>> Start

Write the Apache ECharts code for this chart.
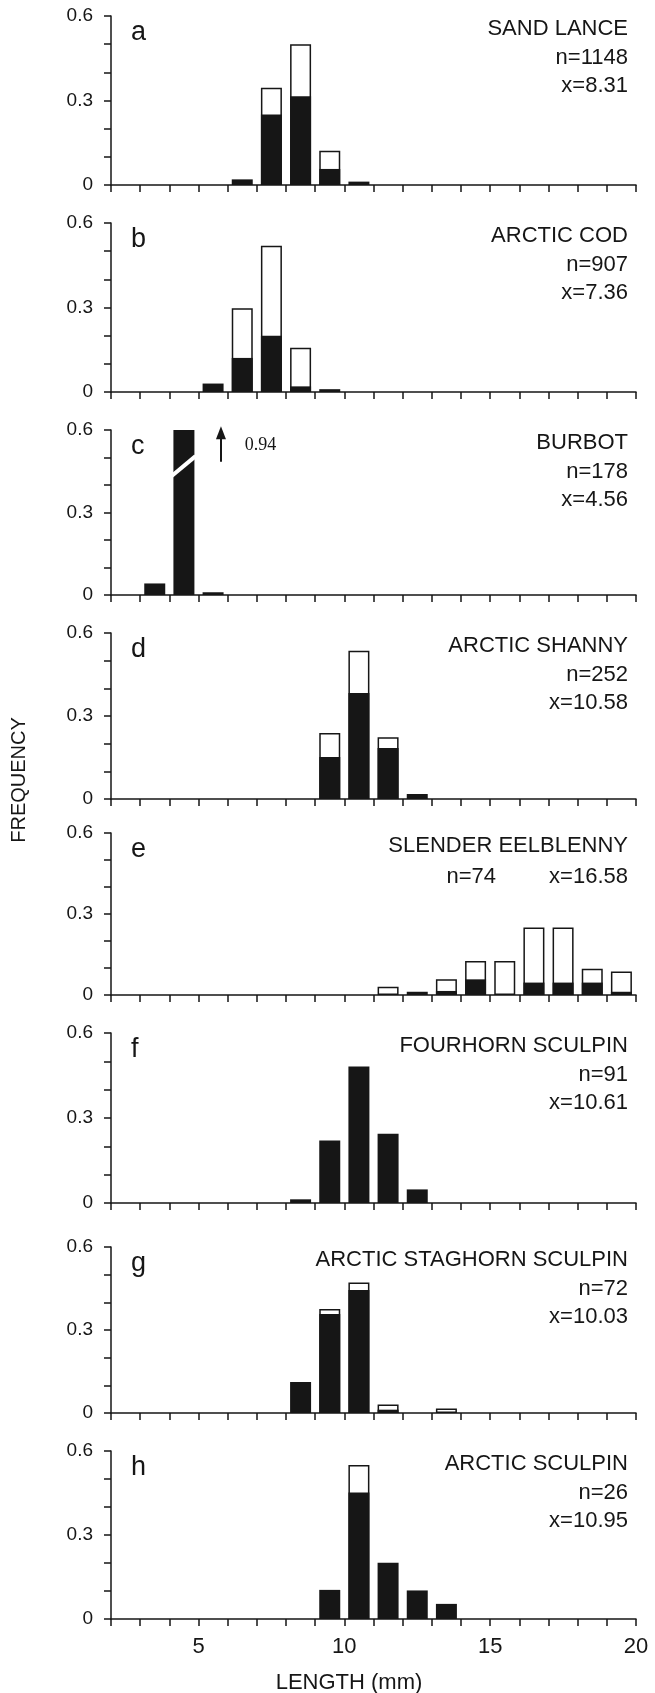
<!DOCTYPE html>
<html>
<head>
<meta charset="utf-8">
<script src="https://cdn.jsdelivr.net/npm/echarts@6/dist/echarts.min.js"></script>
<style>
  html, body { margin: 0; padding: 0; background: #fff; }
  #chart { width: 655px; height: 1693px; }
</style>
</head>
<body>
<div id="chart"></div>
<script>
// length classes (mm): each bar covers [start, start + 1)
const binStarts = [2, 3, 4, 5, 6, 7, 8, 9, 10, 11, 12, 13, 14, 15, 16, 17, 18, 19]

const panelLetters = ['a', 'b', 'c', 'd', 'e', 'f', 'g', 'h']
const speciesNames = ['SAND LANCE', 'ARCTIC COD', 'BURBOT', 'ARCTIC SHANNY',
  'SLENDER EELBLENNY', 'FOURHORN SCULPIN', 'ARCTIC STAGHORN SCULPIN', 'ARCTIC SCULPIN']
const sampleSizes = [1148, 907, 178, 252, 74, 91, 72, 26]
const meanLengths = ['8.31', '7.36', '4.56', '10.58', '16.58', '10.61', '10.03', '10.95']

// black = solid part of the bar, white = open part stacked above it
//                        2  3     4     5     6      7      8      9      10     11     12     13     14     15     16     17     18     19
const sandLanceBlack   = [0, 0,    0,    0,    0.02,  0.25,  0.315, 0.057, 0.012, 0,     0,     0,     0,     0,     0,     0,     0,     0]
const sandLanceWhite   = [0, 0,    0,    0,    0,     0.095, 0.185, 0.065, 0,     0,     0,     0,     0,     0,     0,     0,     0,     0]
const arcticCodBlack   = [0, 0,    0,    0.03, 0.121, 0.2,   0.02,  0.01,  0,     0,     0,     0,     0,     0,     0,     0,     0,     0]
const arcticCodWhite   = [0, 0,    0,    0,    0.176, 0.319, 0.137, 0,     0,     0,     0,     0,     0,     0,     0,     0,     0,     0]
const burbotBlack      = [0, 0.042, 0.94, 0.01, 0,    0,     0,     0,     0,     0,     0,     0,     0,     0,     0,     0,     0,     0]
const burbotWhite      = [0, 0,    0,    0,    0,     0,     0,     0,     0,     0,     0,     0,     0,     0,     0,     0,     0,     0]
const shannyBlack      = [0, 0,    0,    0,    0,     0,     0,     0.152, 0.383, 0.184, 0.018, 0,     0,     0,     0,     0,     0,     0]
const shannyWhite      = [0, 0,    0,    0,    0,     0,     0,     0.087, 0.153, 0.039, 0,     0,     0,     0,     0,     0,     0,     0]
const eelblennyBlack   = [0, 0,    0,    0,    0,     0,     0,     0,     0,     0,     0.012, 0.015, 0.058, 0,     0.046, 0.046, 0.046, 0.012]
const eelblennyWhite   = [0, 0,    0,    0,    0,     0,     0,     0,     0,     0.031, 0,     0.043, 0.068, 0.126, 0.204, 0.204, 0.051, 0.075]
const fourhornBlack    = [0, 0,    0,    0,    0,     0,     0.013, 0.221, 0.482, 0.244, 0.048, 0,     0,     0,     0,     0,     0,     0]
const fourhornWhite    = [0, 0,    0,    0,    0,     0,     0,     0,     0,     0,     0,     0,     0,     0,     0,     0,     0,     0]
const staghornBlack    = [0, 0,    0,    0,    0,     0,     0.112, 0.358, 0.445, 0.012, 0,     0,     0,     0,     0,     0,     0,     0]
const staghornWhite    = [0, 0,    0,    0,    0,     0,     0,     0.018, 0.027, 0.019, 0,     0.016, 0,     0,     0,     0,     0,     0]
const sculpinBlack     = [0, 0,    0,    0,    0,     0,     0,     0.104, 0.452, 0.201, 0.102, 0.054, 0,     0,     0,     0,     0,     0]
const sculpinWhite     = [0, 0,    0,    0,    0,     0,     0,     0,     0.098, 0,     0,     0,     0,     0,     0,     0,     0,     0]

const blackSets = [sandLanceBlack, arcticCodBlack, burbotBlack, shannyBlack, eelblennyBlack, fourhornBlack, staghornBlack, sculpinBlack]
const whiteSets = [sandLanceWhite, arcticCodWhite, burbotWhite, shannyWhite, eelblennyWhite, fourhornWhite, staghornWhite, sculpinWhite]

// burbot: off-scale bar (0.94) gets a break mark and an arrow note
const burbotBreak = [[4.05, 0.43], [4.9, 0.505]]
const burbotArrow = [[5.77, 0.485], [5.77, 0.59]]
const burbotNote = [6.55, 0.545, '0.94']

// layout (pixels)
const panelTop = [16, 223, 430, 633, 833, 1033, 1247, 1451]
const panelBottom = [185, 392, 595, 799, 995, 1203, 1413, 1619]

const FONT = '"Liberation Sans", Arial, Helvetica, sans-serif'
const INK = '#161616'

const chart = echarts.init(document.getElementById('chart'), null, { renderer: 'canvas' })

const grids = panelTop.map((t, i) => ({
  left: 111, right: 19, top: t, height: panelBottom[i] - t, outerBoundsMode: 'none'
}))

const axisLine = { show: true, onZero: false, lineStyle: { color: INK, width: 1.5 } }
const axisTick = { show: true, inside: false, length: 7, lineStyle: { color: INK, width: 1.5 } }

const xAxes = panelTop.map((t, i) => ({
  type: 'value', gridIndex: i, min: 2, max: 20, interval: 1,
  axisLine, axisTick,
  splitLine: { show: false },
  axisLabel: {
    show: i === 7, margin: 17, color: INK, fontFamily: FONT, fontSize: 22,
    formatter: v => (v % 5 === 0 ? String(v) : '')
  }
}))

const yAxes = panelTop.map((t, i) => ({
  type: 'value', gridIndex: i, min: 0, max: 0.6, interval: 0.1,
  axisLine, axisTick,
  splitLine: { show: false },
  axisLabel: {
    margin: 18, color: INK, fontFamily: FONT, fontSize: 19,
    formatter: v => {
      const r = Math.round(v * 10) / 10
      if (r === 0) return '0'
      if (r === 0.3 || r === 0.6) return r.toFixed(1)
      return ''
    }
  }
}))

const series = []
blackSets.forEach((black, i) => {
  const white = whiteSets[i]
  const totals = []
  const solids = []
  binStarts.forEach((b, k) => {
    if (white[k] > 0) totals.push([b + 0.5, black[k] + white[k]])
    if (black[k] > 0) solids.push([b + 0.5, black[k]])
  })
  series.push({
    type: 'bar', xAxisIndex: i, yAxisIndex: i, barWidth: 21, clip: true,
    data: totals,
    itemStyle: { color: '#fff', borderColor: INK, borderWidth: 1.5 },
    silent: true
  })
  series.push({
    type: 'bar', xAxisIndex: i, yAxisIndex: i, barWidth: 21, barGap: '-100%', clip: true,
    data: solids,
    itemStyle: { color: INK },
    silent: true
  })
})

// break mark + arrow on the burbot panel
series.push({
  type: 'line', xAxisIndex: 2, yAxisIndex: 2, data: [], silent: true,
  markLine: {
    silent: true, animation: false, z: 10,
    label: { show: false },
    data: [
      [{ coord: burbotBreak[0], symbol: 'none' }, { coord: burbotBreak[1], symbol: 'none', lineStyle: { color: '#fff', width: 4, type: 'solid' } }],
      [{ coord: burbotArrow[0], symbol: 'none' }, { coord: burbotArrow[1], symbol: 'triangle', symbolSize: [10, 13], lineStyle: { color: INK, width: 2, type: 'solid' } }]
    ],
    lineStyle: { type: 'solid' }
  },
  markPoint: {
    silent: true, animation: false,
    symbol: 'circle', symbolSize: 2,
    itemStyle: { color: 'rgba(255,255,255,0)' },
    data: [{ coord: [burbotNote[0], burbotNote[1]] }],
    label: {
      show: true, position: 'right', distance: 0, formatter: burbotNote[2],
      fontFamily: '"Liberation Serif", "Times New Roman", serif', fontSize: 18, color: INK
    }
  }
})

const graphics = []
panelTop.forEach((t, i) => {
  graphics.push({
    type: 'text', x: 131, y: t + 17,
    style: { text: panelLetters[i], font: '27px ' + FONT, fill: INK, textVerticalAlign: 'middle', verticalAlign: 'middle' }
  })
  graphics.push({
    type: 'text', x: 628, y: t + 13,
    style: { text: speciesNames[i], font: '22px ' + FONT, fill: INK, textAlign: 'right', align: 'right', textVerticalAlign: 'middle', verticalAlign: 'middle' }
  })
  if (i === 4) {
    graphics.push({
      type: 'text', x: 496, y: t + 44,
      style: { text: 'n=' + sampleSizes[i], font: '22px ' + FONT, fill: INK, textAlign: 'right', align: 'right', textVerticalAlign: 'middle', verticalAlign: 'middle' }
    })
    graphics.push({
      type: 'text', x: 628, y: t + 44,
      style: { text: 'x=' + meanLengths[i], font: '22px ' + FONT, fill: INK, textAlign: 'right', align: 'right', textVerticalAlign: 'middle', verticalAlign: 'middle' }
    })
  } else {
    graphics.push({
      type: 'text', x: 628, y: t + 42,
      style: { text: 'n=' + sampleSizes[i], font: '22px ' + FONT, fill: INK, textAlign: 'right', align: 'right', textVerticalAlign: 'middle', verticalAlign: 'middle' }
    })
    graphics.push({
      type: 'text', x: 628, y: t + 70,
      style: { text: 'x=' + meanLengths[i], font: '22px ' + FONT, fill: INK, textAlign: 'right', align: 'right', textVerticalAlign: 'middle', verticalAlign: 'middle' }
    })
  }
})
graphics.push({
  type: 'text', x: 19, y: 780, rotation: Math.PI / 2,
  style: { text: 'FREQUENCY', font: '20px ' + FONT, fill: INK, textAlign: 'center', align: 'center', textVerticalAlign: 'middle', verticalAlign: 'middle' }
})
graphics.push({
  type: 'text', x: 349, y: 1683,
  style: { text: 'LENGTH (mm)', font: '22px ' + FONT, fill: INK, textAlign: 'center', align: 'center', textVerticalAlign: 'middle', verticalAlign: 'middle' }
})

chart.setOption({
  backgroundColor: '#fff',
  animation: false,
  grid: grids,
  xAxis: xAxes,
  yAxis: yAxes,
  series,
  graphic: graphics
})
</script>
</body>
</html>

>> End
>> Start

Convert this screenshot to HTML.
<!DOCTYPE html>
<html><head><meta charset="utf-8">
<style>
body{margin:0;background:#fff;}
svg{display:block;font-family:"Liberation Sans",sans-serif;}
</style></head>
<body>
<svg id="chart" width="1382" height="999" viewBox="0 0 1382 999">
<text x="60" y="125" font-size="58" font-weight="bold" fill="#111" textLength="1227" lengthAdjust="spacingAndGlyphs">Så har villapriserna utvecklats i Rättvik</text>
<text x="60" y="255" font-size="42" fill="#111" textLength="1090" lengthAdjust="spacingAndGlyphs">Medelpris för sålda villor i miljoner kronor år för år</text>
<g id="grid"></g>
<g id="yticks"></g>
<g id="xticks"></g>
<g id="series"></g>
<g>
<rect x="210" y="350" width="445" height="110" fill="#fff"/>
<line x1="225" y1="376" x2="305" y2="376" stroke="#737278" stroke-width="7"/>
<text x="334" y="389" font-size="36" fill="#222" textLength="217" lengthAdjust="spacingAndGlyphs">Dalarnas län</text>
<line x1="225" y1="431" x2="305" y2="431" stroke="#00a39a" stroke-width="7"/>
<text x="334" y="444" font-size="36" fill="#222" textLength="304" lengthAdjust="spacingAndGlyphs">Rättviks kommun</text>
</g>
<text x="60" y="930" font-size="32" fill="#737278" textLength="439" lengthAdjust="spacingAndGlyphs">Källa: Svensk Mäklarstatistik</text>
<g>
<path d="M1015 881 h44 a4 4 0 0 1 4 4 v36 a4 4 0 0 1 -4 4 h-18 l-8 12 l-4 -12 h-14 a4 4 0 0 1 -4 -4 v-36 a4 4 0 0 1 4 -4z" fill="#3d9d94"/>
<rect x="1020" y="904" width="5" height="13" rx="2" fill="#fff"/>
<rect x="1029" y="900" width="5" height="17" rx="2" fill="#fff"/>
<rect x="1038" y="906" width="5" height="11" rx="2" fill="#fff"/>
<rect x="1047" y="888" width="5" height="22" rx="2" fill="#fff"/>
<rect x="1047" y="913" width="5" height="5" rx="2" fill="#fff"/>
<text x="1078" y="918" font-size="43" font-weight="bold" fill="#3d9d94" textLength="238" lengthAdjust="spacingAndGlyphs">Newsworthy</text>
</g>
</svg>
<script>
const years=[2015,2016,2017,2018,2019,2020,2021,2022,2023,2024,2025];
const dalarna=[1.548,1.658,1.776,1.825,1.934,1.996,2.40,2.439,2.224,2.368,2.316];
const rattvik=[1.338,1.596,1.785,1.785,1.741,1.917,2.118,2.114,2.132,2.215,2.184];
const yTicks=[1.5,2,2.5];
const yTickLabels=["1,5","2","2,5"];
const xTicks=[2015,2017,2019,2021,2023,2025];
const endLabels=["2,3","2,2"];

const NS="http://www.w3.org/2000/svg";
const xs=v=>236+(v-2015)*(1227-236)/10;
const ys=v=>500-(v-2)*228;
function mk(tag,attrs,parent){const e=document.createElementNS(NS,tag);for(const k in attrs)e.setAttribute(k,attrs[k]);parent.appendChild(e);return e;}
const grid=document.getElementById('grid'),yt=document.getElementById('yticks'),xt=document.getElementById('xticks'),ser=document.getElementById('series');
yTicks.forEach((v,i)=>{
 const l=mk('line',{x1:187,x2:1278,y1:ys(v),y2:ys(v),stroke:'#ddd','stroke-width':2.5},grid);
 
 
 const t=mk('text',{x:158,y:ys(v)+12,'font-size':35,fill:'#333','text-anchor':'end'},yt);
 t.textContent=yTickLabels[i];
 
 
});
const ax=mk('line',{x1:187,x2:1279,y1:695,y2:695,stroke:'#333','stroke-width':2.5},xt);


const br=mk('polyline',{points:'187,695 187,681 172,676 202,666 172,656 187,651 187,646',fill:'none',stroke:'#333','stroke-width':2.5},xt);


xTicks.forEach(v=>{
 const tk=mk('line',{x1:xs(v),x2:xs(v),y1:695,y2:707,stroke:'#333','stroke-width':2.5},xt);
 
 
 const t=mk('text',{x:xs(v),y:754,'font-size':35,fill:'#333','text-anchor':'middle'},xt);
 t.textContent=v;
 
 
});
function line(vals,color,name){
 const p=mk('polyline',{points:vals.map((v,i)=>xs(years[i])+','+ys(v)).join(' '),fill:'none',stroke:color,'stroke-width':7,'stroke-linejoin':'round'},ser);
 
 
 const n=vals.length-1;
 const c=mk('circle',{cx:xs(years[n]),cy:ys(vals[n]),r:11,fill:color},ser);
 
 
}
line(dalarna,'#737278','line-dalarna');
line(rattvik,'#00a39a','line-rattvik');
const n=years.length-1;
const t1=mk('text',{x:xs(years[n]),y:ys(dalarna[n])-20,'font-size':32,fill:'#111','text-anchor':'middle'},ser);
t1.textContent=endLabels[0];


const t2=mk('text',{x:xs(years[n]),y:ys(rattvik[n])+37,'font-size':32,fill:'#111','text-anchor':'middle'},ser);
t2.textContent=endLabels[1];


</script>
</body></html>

>> End

[Request]
Copy out only the lines from the one containing "Write the Apache ECharts code for this chart." through the one containing "17, 18, 19]", exactly, with both ends. Any picture is left out.

[Answer below]
Write the Apache ECharts code for this chart.
<!DOCTYPE html>
<html>
<head>
<meta charset="utf-8">
<script src="https://cdn.jsdelivr.net/npm/echarts@6/dist/echarts.min.js"></script>
<style>
  html, body { margin: 0; padding: 0; background: #fff; }
  #chart { width: 655px; height: 1693px; }
</style>
</head>
<body>
<div id="chart"></div>
<script>
// length classes (mm): each bar covers [start, start + 1)
const binStarts = [2, 3, 4, 5, 6, 7, 8, 9, 10, 11, 12, 13, 14, 15, 16, 17, 18, 19]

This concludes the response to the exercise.